The Writers' Trust Awards brought the curtain down on a long season of literary prizes Wednesday evening with an implicit declaration that there is no single best Canadian fiction book of the new year.

Colin McAdam took home the most prominent award of the evening, winning the $25,000 Rogers Writers' Trust Fiction Prize for his novel A Beautiful Truth, a narrative high-wire act about an infertile couple who adopt a chimpanzee. The jury remarked that it, "is the kind of book you finish just to pick back up again, if only to figure out how he pulled it off."

McAdam bested Lynn Coady, who had taken home the Giller Prize earlier this month for her short-story collection Hellgoing. But another one of their fellow finalists received her own Writers' Trust prize: Lisa Moore, nominated for both the Giller and the Writers' Trust for her novel Caught, was honoured with the $25,000 Engel/Findley Award, given to a writer in mid-career for a body of work.

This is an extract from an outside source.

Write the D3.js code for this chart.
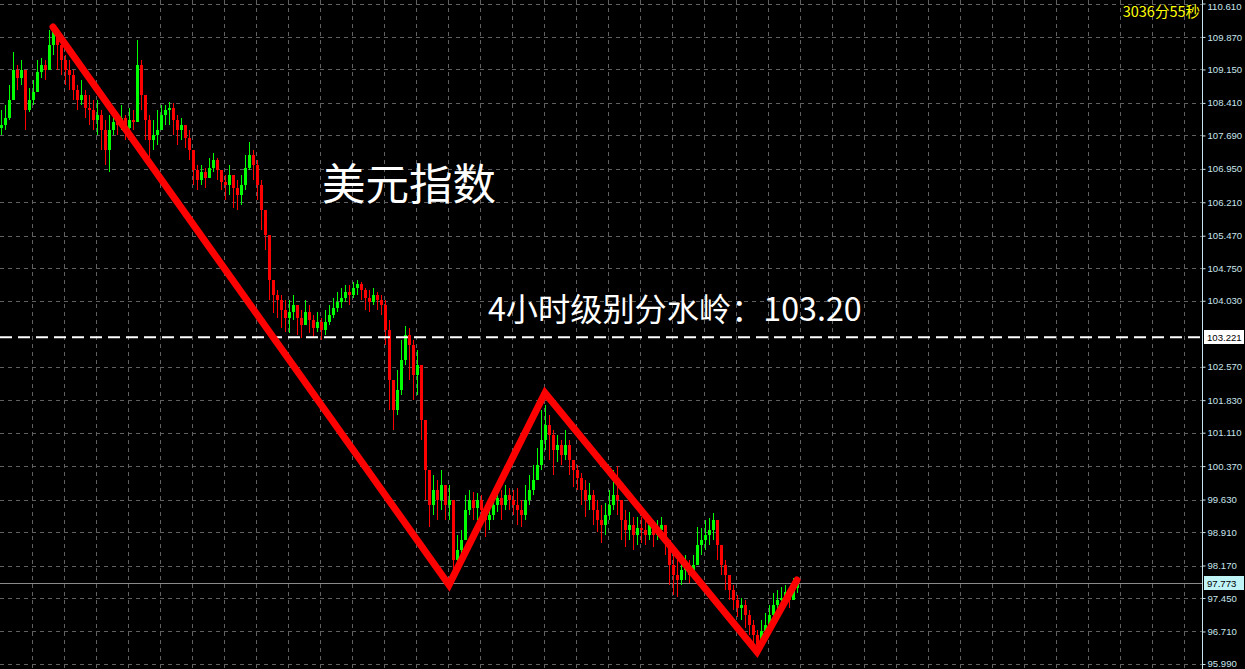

"While Moore's canvas is contemporary Newfoundland – in particular the city of St. John's where she lives – her understanding and portrayal of human character and relationships is universal," the jury said in a statement.

The $20,000 Matt Cohen Award, given "in celebration of a writing life," was presented to Andrew Nikiforuk, a tireless Alberta-based journalist whose books include Tar Sands: Dirty Oil and the Future of a Continent and The Energy of Slaves: Oil and the New Servitude. "As a journalist and author of major investigative books, Nikiforuk cares deeply about accuracy, government accountability and the cumulative impacts of policies that affect all citizens," said the jury.

Naben Ruthnum won the $10,000 Writers' Trust of Canada/McClelland & Stewart Journey Prize for Cinema Rex, a short story about three young friends published in the Summer 2012 issue of The Malahat Review.

The children's author Barbara Reid, who frequently builds the illustrations for her books out of Plasticine, won the $20,000 Vicky Metcalf Award for Literature for Young People.

Publisher McClelland & Stewart received the award for Distinguished Contribution, given to an individual or organization with a long involvement in the Canadian literary community.